Only God knows how often He allows us to be part of a divine moment when we’re completely unaware of the significance. This, on the other hand, was one of those rare encounters when I knew God had intervened in details only He could have known. It was a God moment, and I’ll never forget it. Our time came to board, and we were not on the same plane. I was deeply ashamed of how I’d acted earlier and would have been so proud to have accompanied him on that aircraft.

I still had a few minutes, and as I gathered my things to board, the airline hostess returned from the corridor, tears streaming down her cheeks. She said, "That old man’s sitting on the plane sobbing, Why did you do that? What made you do that?"

I said, "Do you know Jesus? He can be the bossiest thing!" And we got to share. I learned something about God that day.
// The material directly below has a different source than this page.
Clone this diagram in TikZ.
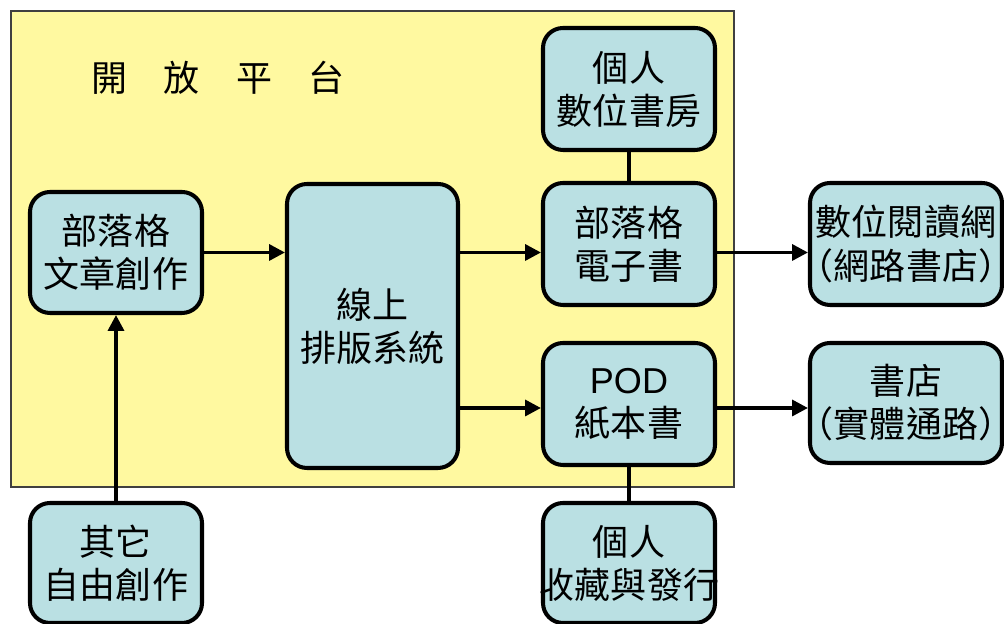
\documentclass[tikz,border=0pt]{standalone}
\usepackage{fontspec}
\setmainfont{Noto Sans CJK TC}
\newfontfamily\latin{Liberation Sans}
\usetikzlibrary{arrows.meta,calc}
\definecolor{platform}{RGB}{255,249,160}
\definecolor{boxfill}{RGB}{186,224,227}
\newcommand{\wideline}[1]{\makebox[0pt]{#1}}

\begin{document}
\begin{tikzpicture}[
	my box/.style = {draw, line width=2.3pt, fill=boxfill,
                   rounded corners=0.4cm, align=center,
                   inner sep=0pt, minimum width=3.44cm,
                   font=\fontsize{20.5pt}{24.5pt}\selectfont},
	my arrow/.style = {line width=2pt,
                   -{Triangle[length=9pt,width=9pt]}},
	my link/.style = {line width=2pt}
                   ]
\useasboundingbox (0,0) rectangle (20.08,12.48);

\draw[fill=platform, draw=black!75, line width=0.6pt] (0.22,2.74) rectangle (14.68,12.26);
\node[font=\fontsize{20.5pt}{24.5pt}\selectfont] (title) at (4.36,10.92) {開　放　平　台};

\node[my box, minimum height=2.42cm] (blog) at (2.32,7.43) {部落格\\文章創作};
\node[my box, minimum height=5.68cm, minimum width=3.42cm] (typeset) at (7.45,5.96) {線上\\排版系統};
\node[my box, minimum height=2.44cm] (ebook) at (12.58,7.60) {部落格\\電子書};
\node[my box, minimum height=2.44cm] (study) at (12.58,10.70) {個人\\數位書房};
\node[my box, minimum height=2.44cm] (pod) at (12.58,4.40) {{\latin POD}\\紙本書};
\node[my box, minimum height=2.44cm, minimum width=3.84cm] (online) at (18.12,7.60) {\wideline{數位閱讀網}\\\wideline{（網路書店）}};
\node[my box, minimum height=2.40cm, minimum width=3.84cm] (store) at (18.12,4.42) {\wideline{書店}\\\wideline{（實體通路）}};
\node[my box, minimum height=2.40cm] (other) at (2.32,1.22) {其它\\自由創作};
\node[my box, minimum height=2.40cm] (collect) at (12.58,1.22) {\wideline{個人}\\\wideline{收藏與發行}};

\draw[my arrow] (blog.east) -- (typeset.west |- blog.east);
\draw[my arrow] (typeset.east |- blog.east) -- (ebook.west |- blog.east);
\draw[my arrow] (ebook.east |- blog.east) -- (online.west |- blog.east);
\draw[my arrow] (typeset.east |- 0,4.32) -- (pod.west |- 0,4.32);
\draw[my arrow] (pod.east |- 0,4.32) -- (store.west |- 0,4.32);
\draw[my arrow] (other.north) -- (blog.south);
\draw[my link] (study.south) -- (ebook.north);
\draw[my link] (pod.south) -- (collect.north);
\end{tikzpicture}
\end{document}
He knows if you’re exhausted because you’re hungry, you’re serving in the wrong place or it is time to move on, but you feel too responsible to budge. He knows if you’re hurting or feeling rejected. He knows if you’re sick of drowning under a wave of temptation. Or He knows if you just need your hair brushed. He sees you as an individual. Tell Him your need!

I got on my own flight, sobs choking my throat, wondering how many opportunities just like that one had I missed along the way…all because I didn’t want people to think I was strange. God didn’t send me to that old man. He sent that old man to me.

John 1:14 "The Word became flesh and made his dwelling among us. We have seen his glory, the glory of the One and Only, who came from the Father, full of grace and truth."

Life shouldn’t be a journey to the grave with the intention of arriving safely in a pretty and well-preserved body, but rather, to skid in broadside, thoroughly used up, totally worn out, and loudly shouting, "Wow! What a ride! Thank you, Lord!"